Cria Cuervos

cria cuervos
Ana (Ana Torrent) is convinced she poisoned her own father and keeps getting strange visits from the ghost of her mom (Geraldine Chaplin). She holds her father responsible for the illness and painful death of her mother. Her aunt arrives to take care of the girls, but unlike her sisters, Ana doesn’t subscribe to her aunt’s disciplinarian ways and begins to imagine her death as well. The all-female household is completed by the children’s grandmother, mute and unmoving in a wheelchair, and the weird housekeeper Rosa. As Cria Cuervos’s uneventful narrative unfolds, the dead parents continue to appear unpredictably in the present. Raised under their aunt Paulina, Ana, and her sisters retreat into make-believe, dressing up as soldiers and lovers, and dancing to a song called past Porque te vas. The film is all about children and their loss of innocence by being corrupted by the adults around them, yet it is also about how their innocence causes them to not understand the concepts such as infidelity or death. Ana does not understand the difference between death and mere absence. She attempts to murder her aunt. She washes her father’s glass of poison (or at least what she believes is poison) without a hint of remorse.

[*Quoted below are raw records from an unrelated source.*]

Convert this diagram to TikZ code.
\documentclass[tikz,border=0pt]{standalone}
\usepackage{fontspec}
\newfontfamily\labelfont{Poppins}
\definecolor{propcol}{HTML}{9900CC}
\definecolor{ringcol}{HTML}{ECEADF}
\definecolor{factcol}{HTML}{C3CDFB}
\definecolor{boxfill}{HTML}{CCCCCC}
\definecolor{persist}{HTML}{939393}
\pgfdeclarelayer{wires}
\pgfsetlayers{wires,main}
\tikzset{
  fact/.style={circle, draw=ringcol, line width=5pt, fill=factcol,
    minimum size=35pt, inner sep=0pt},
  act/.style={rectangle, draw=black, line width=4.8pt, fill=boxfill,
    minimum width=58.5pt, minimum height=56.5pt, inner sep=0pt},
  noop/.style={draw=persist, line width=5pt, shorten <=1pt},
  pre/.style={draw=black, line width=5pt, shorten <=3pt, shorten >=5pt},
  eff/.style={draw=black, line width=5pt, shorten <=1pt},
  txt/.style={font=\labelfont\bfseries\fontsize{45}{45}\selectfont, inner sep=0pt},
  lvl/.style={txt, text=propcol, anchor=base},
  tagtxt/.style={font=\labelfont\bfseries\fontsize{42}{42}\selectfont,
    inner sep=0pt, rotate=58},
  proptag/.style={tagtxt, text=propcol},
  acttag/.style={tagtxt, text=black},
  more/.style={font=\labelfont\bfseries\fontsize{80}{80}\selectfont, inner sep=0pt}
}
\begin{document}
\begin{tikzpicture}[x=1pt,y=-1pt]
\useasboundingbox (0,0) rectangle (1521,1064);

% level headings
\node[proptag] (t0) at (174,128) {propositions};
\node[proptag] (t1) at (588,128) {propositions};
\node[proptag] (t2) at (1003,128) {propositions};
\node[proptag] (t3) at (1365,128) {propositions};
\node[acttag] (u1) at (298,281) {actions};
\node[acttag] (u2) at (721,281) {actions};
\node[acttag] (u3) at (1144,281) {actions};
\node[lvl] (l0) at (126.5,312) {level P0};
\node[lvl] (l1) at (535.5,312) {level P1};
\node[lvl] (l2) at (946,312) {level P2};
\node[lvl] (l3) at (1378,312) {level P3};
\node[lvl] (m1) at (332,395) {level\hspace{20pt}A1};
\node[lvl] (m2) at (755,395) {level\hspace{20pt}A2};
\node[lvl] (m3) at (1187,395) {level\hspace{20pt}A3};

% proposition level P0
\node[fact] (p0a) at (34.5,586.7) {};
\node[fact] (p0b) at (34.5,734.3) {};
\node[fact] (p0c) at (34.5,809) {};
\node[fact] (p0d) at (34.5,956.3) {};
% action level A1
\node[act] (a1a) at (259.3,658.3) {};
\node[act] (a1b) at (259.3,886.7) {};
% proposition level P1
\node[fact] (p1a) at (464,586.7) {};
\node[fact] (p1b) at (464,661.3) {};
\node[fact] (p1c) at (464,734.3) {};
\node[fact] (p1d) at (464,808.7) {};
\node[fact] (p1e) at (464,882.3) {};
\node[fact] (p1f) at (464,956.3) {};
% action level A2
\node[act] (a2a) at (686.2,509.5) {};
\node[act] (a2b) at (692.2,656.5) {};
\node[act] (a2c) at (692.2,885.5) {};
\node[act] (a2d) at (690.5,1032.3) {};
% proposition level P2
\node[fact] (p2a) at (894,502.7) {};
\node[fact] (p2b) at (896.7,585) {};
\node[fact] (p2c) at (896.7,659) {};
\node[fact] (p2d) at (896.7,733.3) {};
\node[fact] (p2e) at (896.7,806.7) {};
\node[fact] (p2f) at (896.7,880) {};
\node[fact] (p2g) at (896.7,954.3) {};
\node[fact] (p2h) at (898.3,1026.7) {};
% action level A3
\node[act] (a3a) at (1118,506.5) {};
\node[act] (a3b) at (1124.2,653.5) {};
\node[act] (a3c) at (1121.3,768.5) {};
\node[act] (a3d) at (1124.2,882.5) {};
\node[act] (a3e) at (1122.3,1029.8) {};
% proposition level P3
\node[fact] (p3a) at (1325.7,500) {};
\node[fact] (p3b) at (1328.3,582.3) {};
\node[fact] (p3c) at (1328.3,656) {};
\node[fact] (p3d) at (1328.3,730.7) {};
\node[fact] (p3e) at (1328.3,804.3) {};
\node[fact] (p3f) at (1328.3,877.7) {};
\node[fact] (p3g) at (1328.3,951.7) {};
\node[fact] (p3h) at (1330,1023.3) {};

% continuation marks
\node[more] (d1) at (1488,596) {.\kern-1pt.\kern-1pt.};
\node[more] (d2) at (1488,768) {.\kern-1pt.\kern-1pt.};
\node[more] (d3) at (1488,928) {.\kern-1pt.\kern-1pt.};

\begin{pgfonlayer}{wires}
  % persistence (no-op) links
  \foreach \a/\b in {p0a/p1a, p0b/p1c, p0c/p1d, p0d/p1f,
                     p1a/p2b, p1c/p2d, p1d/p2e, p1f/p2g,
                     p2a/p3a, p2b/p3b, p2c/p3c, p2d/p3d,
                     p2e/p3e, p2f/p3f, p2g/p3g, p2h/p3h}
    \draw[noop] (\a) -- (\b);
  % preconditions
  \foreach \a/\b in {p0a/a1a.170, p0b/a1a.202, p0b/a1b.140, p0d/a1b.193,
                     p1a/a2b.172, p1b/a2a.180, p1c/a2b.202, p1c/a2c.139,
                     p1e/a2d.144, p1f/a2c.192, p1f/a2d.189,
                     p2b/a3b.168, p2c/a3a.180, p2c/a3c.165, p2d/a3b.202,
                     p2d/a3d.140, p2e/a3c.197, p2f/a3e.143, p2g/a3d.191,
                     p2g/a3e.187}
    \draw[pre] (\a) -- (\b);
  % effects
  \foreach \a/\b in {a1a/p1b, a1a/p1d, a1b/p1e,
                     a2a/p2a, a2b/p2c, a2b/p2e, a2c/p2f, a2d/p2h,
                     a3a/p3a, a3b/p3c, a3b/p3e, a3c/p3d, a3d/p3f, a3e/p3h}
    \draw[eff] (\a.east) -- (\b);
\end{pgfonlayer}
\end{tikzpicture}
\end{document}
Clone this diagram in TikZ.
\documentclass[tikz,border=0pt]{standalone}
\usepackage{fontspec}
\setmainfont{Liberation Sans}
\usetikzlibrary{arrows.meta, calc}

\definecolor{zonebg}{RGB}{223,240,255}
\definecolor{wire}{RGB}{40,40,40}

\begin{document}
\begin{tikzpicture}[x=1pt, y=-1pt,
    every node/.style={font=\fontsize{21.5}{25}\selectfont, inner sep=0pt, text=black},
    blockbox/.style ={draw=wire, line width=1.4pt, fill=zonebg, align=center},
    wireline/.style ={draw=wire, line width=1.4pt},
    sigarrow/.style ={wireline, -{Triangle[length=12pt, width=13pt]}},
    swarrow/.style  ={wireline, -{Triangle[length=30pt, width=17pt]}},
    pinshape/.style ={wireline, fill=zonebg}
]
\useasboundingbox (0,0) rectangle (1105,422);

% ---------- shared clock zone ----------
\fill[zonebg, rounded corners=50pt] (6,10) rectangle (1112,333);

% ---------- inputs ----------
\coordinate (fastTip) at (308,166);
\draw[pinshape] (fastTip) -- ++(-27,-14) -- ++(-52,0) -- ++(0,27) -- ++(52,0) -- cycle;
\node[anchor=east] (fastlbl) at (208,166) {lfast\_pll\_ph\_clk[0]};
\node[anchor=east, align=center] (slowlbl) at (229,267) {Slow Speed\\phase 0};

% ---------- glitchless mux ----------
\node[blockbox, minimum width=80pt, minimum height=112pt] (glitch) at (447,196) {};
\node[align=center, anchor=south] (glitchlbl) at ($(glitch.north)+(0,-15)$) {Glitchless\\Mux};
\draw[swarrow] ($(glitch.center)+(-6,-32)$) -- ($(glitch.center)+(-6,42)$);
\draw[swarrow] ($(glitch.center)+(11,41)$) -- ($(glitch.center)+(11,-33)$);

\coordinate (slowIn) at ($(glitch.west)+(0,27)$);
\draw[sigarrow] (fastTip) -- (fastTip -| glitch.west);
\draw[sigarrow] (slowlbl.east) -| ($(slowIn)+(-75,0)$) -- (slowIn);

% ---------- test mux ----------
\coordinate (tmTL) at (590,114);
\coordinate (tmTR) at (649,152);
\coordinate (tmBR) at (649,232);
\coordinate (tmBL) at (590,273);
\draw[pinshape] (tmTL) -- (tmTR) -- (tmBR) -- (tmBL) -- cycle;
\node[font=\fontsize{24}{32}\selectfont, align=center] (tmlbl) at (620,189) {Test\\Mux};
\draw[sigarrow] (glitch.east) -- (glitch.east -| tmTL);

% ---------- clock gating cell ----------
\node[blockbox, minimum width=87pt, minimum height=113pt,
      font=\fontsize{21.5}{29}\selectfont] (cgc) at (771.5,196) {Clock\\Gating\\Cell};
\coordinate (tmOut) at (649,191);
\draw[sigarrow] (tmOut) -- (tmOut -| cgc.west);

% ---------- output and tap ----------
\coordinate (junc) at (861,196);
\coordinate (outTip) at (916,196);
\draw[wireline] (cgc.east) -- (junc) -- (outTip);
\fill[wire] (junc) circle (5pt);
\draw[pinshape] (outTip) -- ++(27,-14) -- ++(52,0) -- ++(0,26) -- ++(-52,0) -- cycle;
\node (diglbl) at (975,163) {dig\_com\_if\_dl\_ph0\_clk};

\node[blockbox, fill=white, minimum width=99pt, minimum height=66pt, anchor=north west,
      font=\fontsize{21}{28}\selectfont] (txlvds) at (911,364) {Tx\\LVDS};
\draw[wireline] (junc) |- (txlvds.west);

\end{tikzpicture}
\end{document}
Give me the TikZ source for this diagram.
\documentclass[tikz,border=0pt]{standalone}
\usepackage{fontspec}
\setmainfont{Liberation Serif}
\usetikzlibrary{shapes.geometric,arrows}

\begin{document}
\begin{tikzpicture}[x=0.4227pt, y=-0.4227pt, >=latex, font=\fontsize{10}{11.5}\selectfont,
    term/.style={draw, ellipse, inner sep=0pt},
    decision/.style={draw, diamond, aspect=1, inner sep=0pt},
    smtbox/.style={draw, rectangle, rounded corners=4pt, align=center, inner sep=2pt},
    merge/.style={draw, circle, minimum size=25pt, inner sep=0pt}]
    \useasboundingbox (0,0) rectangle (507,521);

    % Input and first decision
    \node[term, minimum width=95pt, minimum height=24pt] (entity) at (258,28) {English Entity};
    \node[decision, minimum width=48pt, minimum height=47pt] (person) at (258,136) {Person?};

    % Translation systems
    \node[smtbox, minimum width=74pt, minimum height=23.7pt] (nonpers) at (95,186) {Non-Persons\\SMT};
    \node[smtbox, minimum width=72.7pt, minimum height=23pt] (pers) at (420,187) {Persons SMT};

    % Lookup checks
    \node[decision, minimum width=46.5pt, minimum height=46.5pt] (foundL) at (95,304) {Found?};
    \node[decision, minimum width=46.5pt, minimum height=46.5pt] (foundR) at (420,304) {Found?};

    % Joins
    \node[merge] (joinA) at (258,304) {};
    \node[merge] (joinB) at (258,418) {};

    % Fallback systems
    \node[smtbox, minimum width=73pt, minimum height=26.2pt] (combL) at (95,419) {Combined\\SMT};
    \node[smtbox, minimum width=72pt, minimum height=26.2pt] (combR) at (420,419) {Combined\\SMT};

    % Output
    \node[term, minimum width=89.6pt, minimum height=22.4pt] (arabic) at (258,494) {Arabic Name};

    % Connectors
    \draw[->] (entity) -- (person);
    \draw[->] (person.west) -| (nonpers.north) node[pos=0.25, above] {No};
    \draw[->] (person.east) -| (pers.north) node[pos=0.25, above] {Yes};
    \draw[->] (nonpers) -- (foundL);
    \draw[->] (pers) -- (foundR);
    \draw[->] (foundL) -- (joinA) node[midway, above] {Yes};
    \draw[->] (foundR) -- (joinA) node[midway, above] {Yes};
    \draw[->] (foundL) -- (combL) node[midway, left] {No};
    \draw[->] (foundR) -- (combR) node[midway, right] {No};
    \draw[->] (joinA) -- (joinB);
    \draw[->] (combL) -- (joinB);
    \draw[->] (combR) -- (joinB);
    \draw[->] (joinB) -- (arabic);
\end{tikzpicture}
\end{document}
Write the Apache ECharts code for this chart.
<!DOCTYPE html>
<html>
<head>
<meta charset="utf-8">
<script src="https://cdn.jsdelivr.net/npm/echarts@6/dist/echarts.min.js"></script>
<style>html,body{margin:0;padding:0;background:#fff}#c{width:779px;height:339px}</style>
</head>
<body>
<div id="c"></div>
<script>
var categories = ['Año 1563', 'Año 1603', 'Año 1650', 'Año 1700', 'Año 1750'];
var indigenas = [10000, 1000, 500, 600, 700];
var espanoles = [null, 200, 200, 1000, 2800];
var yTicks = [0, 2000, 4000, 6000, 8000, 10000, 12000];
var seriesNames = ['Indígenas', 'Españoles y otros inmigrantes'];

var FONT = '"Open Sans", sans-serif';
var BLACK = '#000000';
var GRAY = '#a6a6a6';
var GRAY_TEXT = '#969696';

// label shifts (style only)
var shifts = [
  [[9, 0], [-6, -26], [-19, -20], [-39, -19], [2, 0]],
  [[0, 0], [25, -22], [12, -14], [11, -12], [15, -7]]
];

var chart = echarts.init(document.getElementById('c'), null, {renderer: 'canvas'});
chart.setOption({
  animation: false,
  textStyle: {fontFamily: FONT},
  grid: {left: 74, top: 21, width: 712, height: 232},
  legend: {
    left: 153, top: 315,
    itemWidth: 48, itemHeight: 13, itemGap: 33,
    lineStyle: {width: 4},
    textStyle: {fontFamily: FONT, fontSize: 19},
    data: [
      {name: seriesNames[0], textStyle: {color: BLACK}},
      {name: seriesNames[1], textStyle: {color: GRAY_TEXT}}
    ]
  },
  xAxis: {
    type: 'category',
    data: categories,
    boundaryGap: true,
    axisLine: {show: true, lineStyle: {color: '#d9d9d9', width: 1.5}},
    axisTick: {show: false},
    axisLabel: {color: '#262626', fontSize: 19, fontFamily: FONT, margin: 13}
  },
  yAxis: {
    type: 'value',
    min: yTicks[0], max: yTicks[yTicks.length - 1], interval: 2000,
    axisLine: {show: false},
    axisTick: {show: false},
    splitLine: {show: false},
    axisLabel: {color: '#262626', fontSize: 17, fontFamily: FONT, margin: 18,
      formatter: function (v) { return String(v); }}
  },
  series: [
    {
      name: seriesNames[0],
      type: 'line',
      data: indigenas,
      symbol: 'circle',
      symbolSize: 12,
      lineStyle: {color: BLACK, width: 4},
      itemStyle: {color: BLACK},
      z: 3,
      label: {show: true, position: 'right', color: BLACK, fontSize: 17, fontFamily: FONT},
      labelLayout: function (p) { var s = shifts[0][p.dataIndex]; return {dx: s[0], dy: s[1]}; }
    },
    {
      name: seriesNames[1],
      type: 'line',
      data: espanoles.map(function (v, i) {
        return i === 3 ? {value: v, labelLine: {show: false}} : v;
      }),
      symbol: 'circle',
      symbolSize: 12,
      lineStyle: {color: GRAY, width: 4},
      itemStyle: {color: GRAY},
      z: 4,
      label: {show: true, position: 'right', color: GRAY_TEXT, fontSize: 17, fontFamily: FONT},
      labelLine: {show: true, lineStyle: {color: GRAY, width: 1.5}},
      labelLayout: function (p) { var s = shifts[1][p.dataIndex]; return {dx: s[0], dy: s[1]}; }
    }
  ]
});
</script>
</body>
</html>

As an allegorical drama, Cría Cuervos serves as a chilling yet beautiful counter to the repressive Franco regime, which director Carlos Saura was in opposition to. The Franco regime had implemented strict censors on anything that would cause Spain to be seen in a bad light. The only way these expressions would be able to get Franco’s censorship was through the use of careful metaphors and symbols.

La isla mínima(Marshland)

Marshland

Set in 1980, it follows two cops, Juan (Javier Gutiérrez) and Pedro (Raúl Arévalo), investigating the disappearance of teenage girls in a remote part of rural Andalusia. While investigating the death and mutilation of two girls found in a swamp, they find out that they are dealing with a serial killer.  Two other girls were murdered in similar ways, on almost the same dates, in both 1978 and 1979.  Juan and Pedro, who have never met until now , don’t like each other.  Pedro has disdain for the older Juan’s boozing, womanizing ways. However, their differences make each encounter with suspects interesting, as we see how each man handles certain situations.  Directed by Alberto Rodriguez, the film was intentionally set in 1980, when the country was reeling from the end of Franco’s undemocratic rule and learning to adapt to a more liberal society. Pedro is more methodical and observant, while Juan is impulsive and prone to using his fists to get answers while questioning the witnesses. Pedro despises Franco’s regime and its legacy, while Juan didn’t seem to care much about that. 

There are a couple of symbol-heavy scenes that include Juan and a bird seemingly staring at each other, one might claim that the bird represents a new era for the country, while Juan is a man tormented by a dark past he can’t escape. The political climate of the region is what separates this film from many murder mystery films. Also worth mentioning is the sublime photography.  The top-down aerial photography is most prevalent during the starting credits of the film. Good performances from Javier Gutiérrez as a tough, arrogant cop abusing the suspects’ civil rights and Raul Arevalo as an ethical Inspector who displays his worried look to everybody. Support cast is pretty good such as Antonio De la Torre , Nerea Barros. The setting is well-structured, as the cars, haircuts and mustaches certainly point to the late 70’s.  This thriller is gripping, well-structured and entertaining throughout.